Thanks again for all the cookbook suggestions! If you missed it, they are in the comment section of yesterday’s post. I’m still mulling things over trying to decide what to pick.
But for now, here’s a pie. I made this late yesterday with things I had around the house, one of which was a bag of cranberries leftover from Thanksgiving. I wasn’t sure I’d like them invading my pie, but they turned out to be a lovely addition to the pie, adding a little tartness and a whole lot of pink. Luckily, it was a nice shade of pink.
This was a great pie. I adapted the filling from a recipe that had a cooked cornstarch filling. Normally, I made apple pies by just tossing the apples with the sugar, starch and spices, but this cooked filling had a wonderful smooth and thick texture. I’m not sure if it was because the cornstarch mixture was cooked, but I’d definitely do things again the same way.
Crumb Topped Apple Cranberry Pie
1/2 cup flour
1/8 teaspoon salt
1/3 cup oats, quick cooking or old fashion (not instant)
1/4 cup light brown sugar, packed
1/4 teaspoon cinnamon
3 tablespoons melted unsalted butter
2/3 cup granulated sugar
3 tablespoons cornstarch
1 1/4 cups water
3/4 teaspoon vanilla extract
3/4 tablespoon fresh lemon juice.
3 cups apples, peeled and cut into chunks (tart apples like Granny Smith) (about 2 pounds whole)

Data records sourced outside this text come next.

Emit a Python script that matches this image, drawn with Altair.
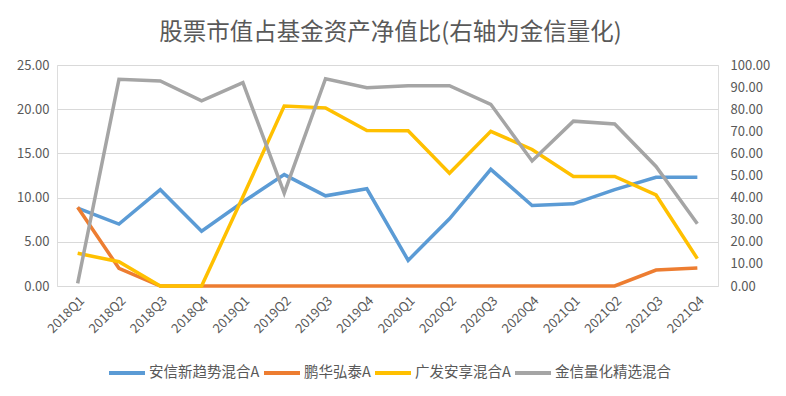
import altair as alt
import pandas as pd

quarters = ["2018Q1", "2018Q2", "2018Q3", "2018Q4", "2019Q1", "2019Q2", "2019Q3", "2019Q4",
            "2020Q1", "2020Q2", "2020Q3", "2020Q4", "2021Q1", "2021Q2", "2021Q3", "2021Q4"]
anxin = [8.8, 7.0, 10.9, 6.2, 9.5, 12.6, 10.2, 11.0, 2.9, 7.6, 13.2, 9.1, 9.3, 10.9, 12.3, 12.3]
penghua = [8.9, 2.0, 0, 0, 0, 0, 0, 0, 0, 0, 0, 0, 0, 0, 1.8, 2.05]
guangfa = [3.7, 2.75, 0, 0, 10.1, 20.35, 20.15, 17.6, 17.55, 12.75, 17.5, 15.45, 12.4, 12.4, 10.3, 3.1]
jinxin = [1.2, 93.5, 92.8, 83.8, 92.0, 42.0, 93.8, 89.7, 90.6, 90.6, 82.2, 56.6, 74.6, 73.3, 54.1, 28.2]

names = ["安信新趋势混合A", "鹏华弘泰A", "广发安享混合A", "金信量化精选混合"]
colors = ["#5B9BD5", "#ED7D31", "#FFC000", "#A5A5A5"]
left_ticks = [0, 5, 10, 15, 20, 25]
right_ticks = [0, 10, 20, 30, 40, 50, 60, 70, 80, 90, 100]

rows = []
for name, vals in zip(names[:3], [anxin, penghua, guangfa]):
    for q, v in zip(quarters, vals):
        rows.append({"quarter": q, "value": v, "series": name})
left_df = pd.DataFrame(rows)
right_df = pd.DataFrame({"quarter": quarters, "value": jinxin, "series": names[3]})

FONT = "Noto Sans CJK SC"
TXT = "#595959"

color = alt.Color(
    "series:N",
    sort=names,
    scale=alt.Scale(domain=names, range=colors),
    legend=alt.Legend(
        title=None, orient="none", legendX=50, legendY=288, direction="horizontal",
        symbolType="stroke", symbolStrokeWidth=4, symbolSize=1296,
        labelFont=FONT, labelFontSize=14.5, labelColor=TXT, labelOffset=2,
        columnPadding=-4, labelLimit=300,
    ),
)

x = alt.X(
    "quarter:N", sort=quarters,
    axis=alt.Axis(title=None, labelAngle=-45, domain=False, ticks=False,
                  labelFont=FONT, labelFontSize=13, labelColor=TXT, labelPadding=8),
)

left = alt.Chart(left_df).mark_line(strokeWidth=3.5).encode(
    x=x,
    y=alt.Y("value:Q", scale=alt.Scale(domain=[0, 25]),
            axis=alt.Axis(title=None, values=left_ticks, format=".2f", grid=True,
                          gridColor="#D9D9D9", domain=False, ticks=False,
                          labelFont=FONT, labelFontSize=13, labelColor=TXT, labelPadding=8)),
    color=color,
    detail="series:N",
)

right = alt.Chart(right_df).mark_line(strokeWidth=3.5).encode(
    x=x,
    y=alt.Y("value:Q", scale=alt.Scale(domain=[0, 100]),
            axis=alt.Axis(title=None, orient="right", values=right_ticks, format=".2f",
                          grid=False, domain=False, ticks=False,
                          labelFont=FONT, labelFontSize=13, labelColor=TXT, labelPadding=12)),
    color=color,
)

chart = alt.layer(left, right).resolve_scale(y="independent").properties(
    width=661, height=221,
    title=alt.Title("股票市值占基金资产净值比(右轴为金信量化)", font=FONT, fontSize=23.5,
                    fontWeight="normal", color=TXT, anchor="middle", offset=15, dx=3),
    autosize=alt.AutoSizeParams(type="none"),
    padding={"left": 49, "top": 57, "right": 60, "bottom": 102},
).configure_view(stroke=None).configure(background="white")

chart.save("out.html", embed_options={"renderer": "svg", "actions": False})
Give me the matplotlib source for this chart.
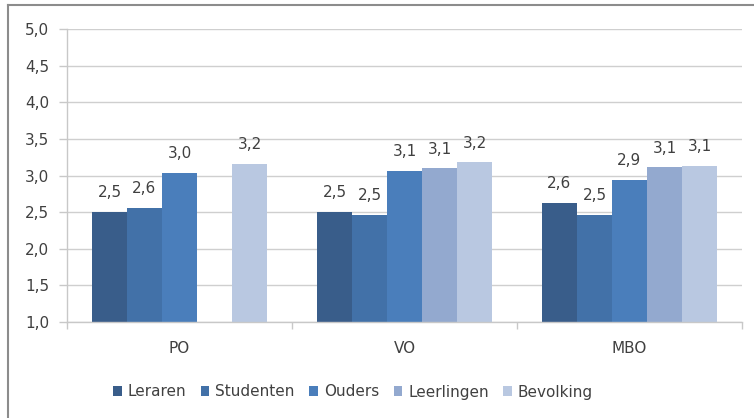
import numpy as np
import matplotlib
matplotlib.use("Agg")
import matplotlib.pyplot as plt
from matplotlib.ticker import FuncFormatter, FixedLocator
from matplotlib.lines import Line2D

# data (None = no bar)
categories = ["PO", "VO", "MBO"]
series = ["Leraren", "Studenten", "Ouders", "Leerlingen", "Bevolking"]
leraren = [2.50, 2.50, 2.63]
studenten = [2.56, 2.46, 2.46]
ouders = [3.04, 3.06, 2.94]
leerlingen = [None, 3.10, 3.11]
bevolking = [3.16, 3.18, 3.13]
colors = ["#395D8A", "#4271A8", "#4A7EBB", "#93A9CF", "#B9C8E1"]

values = [leraren, studenten, ouders, leerlingen, bevolking]

plt.rcParams['font.family'] = ['DejaVu Sans']
text_col = "#404040"
fs = 11

fig = plt.figure(figsize=(7.54, 4.18), dpi=100)
ax = fig.add_axes([67 / 754, 1 - 322 / 418, 675 / 754, 293 / 418])

x = np.arange(len(categories))
w = 0.1556
for i, (name, vals, c) in enumerate(zip(series, values, colors)):
    h = np.array([np.nan if v is None else v for v in vals], dtype=float)
    pos = x + (i - 2) * w
    ax.bar(pos, np.nan_to_num(h - 1.0, nan=0.0), bottom=1.0, width=w,
           color=c, label=name, linewidth=0)
    for px, v in zip(pos, h):
        if not np.isnan(v):
            ax.text(px, v + 0.2, f"{v:.1f}".replace(".", ","), ha="center",
                    va="baseline", fontsize=fs, color=text_col)

ax.set_xlim(-0.5, 2.5)
ax.set_ylim(1.0, 5.0)
ax.set_yticks(np.arange(1.0, 5.01, 0.5))
ax.yaxis.set_major_formatter(FuncFormatter(lambda v, p: f"{v:.1f}".replace(".", ",")))
ax.tick_params(axis="y", direction="out", length=6, width=1, color="#c8c8c8",
               labelsize=fs, labelcolor=text_col, pad=7)
ax.grid(axis="y", color="#cfcfcf", linewidth=1)
ax.set_axisbelow(True)

# category boundaries as major ticks, names as minor ticks
ax.xaxis.set_major_locator(FixedLocator([-0.5, 0.5, 1.5, 2.5]))
ax.xaxis.set_major_formatter(FuncFormatter(lambda v, p: ""))
ax.xaxis.set_minor_locator(FixedLocator(x))
ax.set_xticklabels(categories, minor=True)
ax.tick_params(axis="x", which="major", direction="out", length=5, width=1, color="#c8c8c8")
ax.tick_params(axis="x", which="minor", length=0, pad=14, labelsize=fs, labelcolor=text_col)

for s in ["top", "right"]:
    ax.spines[s].set_visible(False)
for s in ["left", "bottom"]:
    ax.spines[s].set_color("#c8c8c8")
    ax.spines[s].set_linewidth(1)

ax.legend(loc="center", bbox_to_anchor=(353 / 754, 1 - 392 / 418),
          bbox_transform=fig.transFigure, ncol=5, frameon=False, fontsize=fs,
          handlelength=0.55, handleheight=0.55, handletextpad=0.4,
          columnspacing=0.95, labelcolor=text_col)

# outer chart border (only left and top visible in the crop)
fig.add_artist(Line2D([8 / 754, 8 / 754], [0, 1 - 5 / 418], transform=fig.transFigure,
                      color="#8c8c8c", linewidth=1.5))
fig.add_artist(Line2D([8 / 754, 1], [1 - 5 / 418, 1 - 5 / 418], transform=fig.transFigure,
                      color="#8c8c8c", linewidth=1.5))

fig.savefig("out.png", dpi=100)
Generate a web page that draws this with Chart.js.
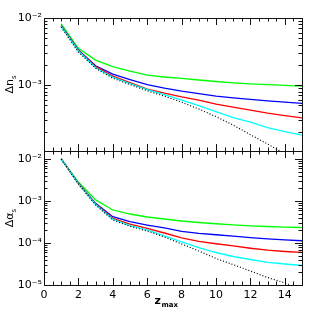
<!DOCTYPE html>
<html lang="en">
<head>
    <meta charset="UTF-8">
    <title>Delta n_s and Delta alpha_s vs z_max</title>
    <script src="https://cdn.jsdelivr.net/npm/chart.js"></script>
    <style>
        body {
            margin: 0;
            background: #fff;
        }
        .wrap {
            position: relative;
            width: 319px;
            height: 319px;
        }
        canvas {
            position: absolute;
            left: 0;
            top: 0;
        }
    </style>
</head>
<body>
    <div class="wrap">
        <canvas id="topChart" width="319" height="319"></canvas>
        <canvas id="bottomChart" width="319" height="319"></canvas>
    </div>

    <script>
        // z_max values where the curves are evaluated
        const zValues = [1, 2, 3, 4, 5, 6, 7, 8, 9, 10, 11, 12, 13, 14, 15];

        // top panel: delta n_s
        const dnGreen = [8.14e-3, 3.53e-3, 2.36e-3, 1.88e-3, 1.62e-3, 1.41e-3, 1.32e-3, 1.26e-3, 1.19e-3, 1.13e-3, 1.08e-3, 1.045e-3, 1.014e-3, 9.9e-4, 9.66e-4];
        const dnBlue = [7.73e-3, 3.33e-3, 1.94e-3, 1.46e-3, 1.21e-3, 1.017e-3, 9.02e-4, 8.13e-4, 7.46e-4, 6.85e-4, 6.44e-4, 6.12e-4, 5.83e-4, 5.57e-4, 5.33e-4];
        const dnRed = [7.6e-3, 3.27e-3, 1.88e-3, 1.36e-3, 1.09e-3, 8.71e-4, 7.6e-4, 6.69e-4, 5.97e-4, 5.2e-4, 4.7e-4, 4.24e-4, 3.82e-4, 3.51e-4, 3.25e-4];
        const dnCyan = [7.47e-3, 3.22e-3, 1.81e-3, 1.30e-3, 1.05e-3, 8.57e-4, 7.22e-4, 5.97e-4, 4.94e-4, 4.02e-4, 3.27e-4, 2.8e-4, 2.32e-4, 2.02e-4, 1.79e-4];
        const dnDotted = [7.34e-3, 3.11e-3, 1.78e-3, 1.26e-3, 1.02e-3, 8.22e-4, 6.85e-4, 5.57e-4, 4.39e-4, 3.39e-4, 2.53e-4, 1.82e-4, 1.32e-4, 9.5e-5, 6.9e-5];

        // bottom panel: delta alpha_s
        const daGreen = [1.0e-2, 2.83e-3, 1.06e-3, 6.1e-4, 4.9e-4, 4.16e-4, 3.73e-4, 3.34e-4, 3.08e-4, 2.87e-4, 2.71e-4, 2.57e-4, 2.47e-4, 2.40e-4, 2.34e-4];
        const daBlue = [1.0e-2, 2.64e-3, 8.8e-4, 4.23e-4, 3.21e-4, 2.68e-4, 2.28e-4, 1.9e-4, 1.7e-4, 1.57e-4, 1.45e-4, 1.35e-4, 1.26e-4, 1.19e-4, 1.13e-4];
        const daRed = [1.0e-2, 2.61e-3, 8.5e-4, 3.87e-4, 2.83e-4, 2.24e-4, 1.73e-4, 1.32e-4, 1.09e-4, 9.6e-5, 8.5e-5, 7.5e-5, 6.74e-5, 6.28e-5, 5.95e-5];
        const daCyan = [1.0e-2, 2.58e-3, 8.26e-4, 3.67e-4, 2.58e-4, 2.04e-4, 1.47e-4, 1.06e-4, 7.8e-5, 5.94e-5, 4.77e-5, 4.05e-5, 3.47e-5, 3.16e-5, 2.91e-5];
        const daDotted = [1.0e-2, 2.54e-3, 8.03e-4, 3.53e-4, 2.5e-4, 1.93e-4, 1.39e-4, 9.47e-5, 6.45e-5, 4.28e-5, 3.05e-5, 2.15e-5, 1.51e-5, 1.12e-5, 7.6e-6];

        const xTickValues = [0, 2, 4, 6, 8, 10, 12, 14];
        const xMinorStep = 0.5;
        const xMajorStep = 2;

        const FONT = 'DejaVu Sans';
        const sup = { '-': '\u207B', '0': '\u2070', '1': '\u00B9', '2': '\u00B2', '3': '\u00B3', '4': '\u2074', '5': '\u2075', '6': '\u2076' };

        function decadeLabel(v) {
            const e = Math.log10(v);
            if (Math.abs(e - Math.round(e)) > 1e-6) return '';
            return '10' + String(Math.round(e)).split('').map(c => sup[c]).join('');
        }

        function makeDatasets(dotted, cyan, red, blue, green) {
            const pts = arr => arr.map((v, i) => ({ x: zValues[i], y: v }));
            const base = { pointRadius: 0, borderWidth: 1.3, tension: 0, fill: false };
            // first dataset is drawn on top
            return [
                { ...base, data: pts(dotted), borderColor: '#000', borderDash: [1, 2], borderWidth: 1.2 },
                { ...base, data: pts(cyan), borderColor: '#00ffff' },
                { ...base, data: pts(red), borderColor: '#ff0000' },
                { ...base, data: pts(blue), borderColor: '#0000ff' },
                { ...base, data: pts(green), borderColor: '#00ff00' }
            ];
        }

        // box around the plot with inward ticks on all four sides
        const frameTicks = {
            id: 'frameTicks',
            afterDatasetsDraw(chart) {
                const { ctx, chartArea: a, scales: { x, y } } = chart;
                ctx.save();
                ctx.strokeStyle = '#111';
                ctx.lineWidth = 1;
                ctx.beginPath();
                for (let v = x.min; v <= x.max + 1e-9; v += xMinorStep) {
                    const px = Math.round(x.getPixelForValue(v)) + 0.5;
                    const len = Math.abs(v % xMajorStep) < 1e-9 ? 7 : 3.5;
                    ctx.moveTo(px, a.bottom); ctx.lineTo(px, a.bottom - len);
                    ctx.moveTo(px, a.top); ctx.lineTo(px, a.top + len);
                }
                const e0 = Math.floor(Math.log10(y.min)), e1 = Math.ceil(Math.log10(y.max));
                for (let e = e0; e <= e1; e++) {
                    for (let m = 1; m <= 9; m++) {
                        const v = m * Math.pow(10, e);
                        if (v < y.min * 0.999 || v > y.max * 1.001) continue;
                        const py = Math.round(y.getPixelForValue(v)) + 0.5;
                        const len = m === 1 ? 7 : 3.5;
                        ctx.moveTo(a.left, py); ctx.lineTo(a.left + len, py);
                        ctx.moveTo(a.right, py); ctx.lineTo(a.right - len, py);
                    }
                }
                ctx.stroke();
                ctx.strokeRect(Math.round(a.left) + 0.5, Math.round(a.top) + 0.5,
                    Math.round(a.right - a.left), Math.round(a.bottom - a.top));
                ctx.restore();
            }
        };

        // axis titles with subscripts
        const titles = {
            id: 'titles',
            afterDraw(chart, args, opts) {
                const { ctx, chartArea: a } = chart;
                ctx.save();
                ctx.fillStyle = '#000';
                ctx.textBaseline = 'alphabetic';
                // y title, rotated
                ctx.translate(13, (a.top + a.bottom) / 2);
                ctx.rotate(-Math.PI / 2);
                ctx.font = '11px ' + FONT;
                const w1 = ctx.measureText(opts.yMain).width;
                ctx.font = '7px ' + FONT;
                const w2 = ctx.measureText(opts.ySub).width;
                const sx = -(w1 + w2) / 2;
                ctx.font = '11px ' + FONT;
                ctx.fillText(opts.yMain, sx, 0);
                ctx.font = '7px ' + FONT;
                ctx.fillText(opts.ySub, sx + w1, 2.5);
                ctx.restore();

                if (opts.xMain) {
                    ctx.save();
                    ctx.fillStyle = '#000';
                    ctx.font = 'bold 11px ' + FONT;
                    const m1 = ctx.measureText(opts.xMain).width;
                    ctx.font = 'bold 7px ' + FONT;
                    const m2 = ctx.measureText(opts.xSub).width;
                    const cx = (a.left + a.right) / 2 - 7 - (m1 + m2) / 2;
                    ctx.font = 'bold 11px ' + FONT;
                    ctx.fillText(opts.xMain, cx, 304);
                    ctx.font = 'bold 7px ' + FONT;
                    ctx.fillText(opts.xSub, cx + m1 + 0.5, 307);
                    ctx.restore();
                }
            }
        };

        function yScale(min, max) {
            return {
                type: 'logarithmic',
                min: min,
                max: max,
                afterFit: s => { s.width = 44; },
                grid: { display: false, drawTicks: false },
                border: { display: false },
                ticks: {
                    autoSkip: false,
                    padding: 2,
                    color: '#000',
                    font: { family: FONT, size: 11 },
                    callback: v => decadeLabel(v)
                }
            };
        }

        new Chart(document.getElementById('topChart'), {
            type: 'line',
            data: { datasets: makeDatasets(dnDotted, dnCyan, dnRed, dnBlue, dnGreen) },
            options: {
                responsive: false,
                animation: false,
                devicePixelRatio: 1,
                layout: { padding: { top: 18, right: 17, bottom: 168, left: 0 } },
                scales: {
                    x: { type: 'linear', min: 0, max: 15, display: false },
                    y: yScale(1.04e-4, 1e-2)
                },
                plugins: {
                    legend: { display: false },
                    tooltip: { enabled: false },
                    titles: { yMain: '\u0394n', ySub: 's' }
                }
            },
            plugins: [frameTicks, titles]
        });

        new Chart(document.getElementById('bottomChart'), {
            type: 'line',
            data: { datasets: makeDatasets(daDotted, daCyan, daRed, daBlue, daGreen) },
            options: {
                responsive: false,
                animation: false,
                devicePixelRatio: 1,
                layout: { padding: { top: 151, right: 17, bottom: 0, left: 0 } },
                scales: {
                    x: {
                        type: 'linear',
                        min: 0,
                        max: 15,
                        afterBuildTicks: s => { s.ticks = xTickValues.map(v => ({ value: v })); },
                        afterFit: s => { s.height = 34; },
                        grid: { display: false, drawTicks: false },
                        border: { display: false },
                        ticks: {
                            autoSkip: false,
                            maxRotation: 0,
                            padding: 4,
                            color: '#000',
                            font: { family: FONT, size: 11 }
                        }
                    },
                    y: yScale(1e-5, 1.55e-2)
                },
                plugins: {
                    legend: { display: false },
                    tooltip: { enabled: false },
                    titles: { yMain: '\u0394\u03B1', ySub: 's', xMain: 'z', xSub: 'max' }
                }
            },
            plugins: [frameTicks, titles]
        });
    </script>
</body>
</html>
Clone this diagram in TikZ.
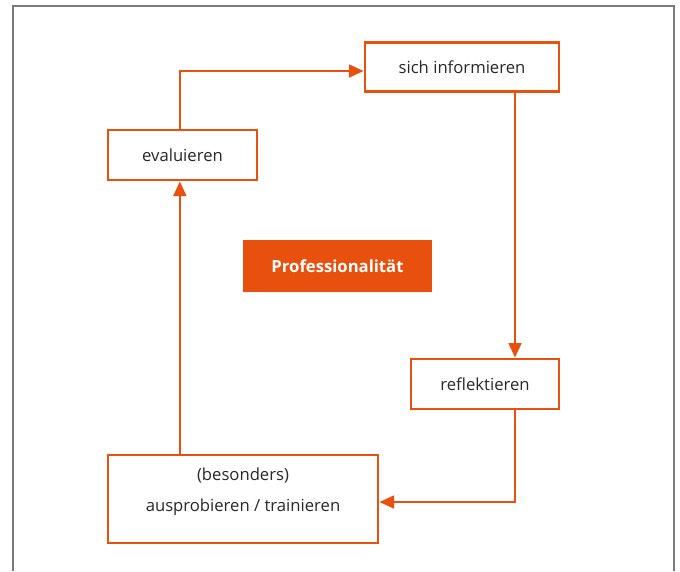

3/4 cup cranberries, coarsely chopped in half and some whole
Preheat oven to 350 degrees F.
Mix together flour, salt, oats, brown sugar and cinnamon. Pour in butter and stir until mixture is crumbly. Set aside.
Combine sugar, cornstarch and water in a saucepan. Stir well, then turn heat to medium and bring to a boil. Cook for 1 minute, stirring often, until thickened.
Have apples and cranberries ready in a bowl.
Remove from heat. Pour sugar mixture over apples and cranberries and stir well to coat. Stir in vanilla extract and lemon juice. Pour apple mixture into prepared pie crust and sprinkle crumbly mixture over top. Bake at 350 degrees for 45 minutes or until top is brown.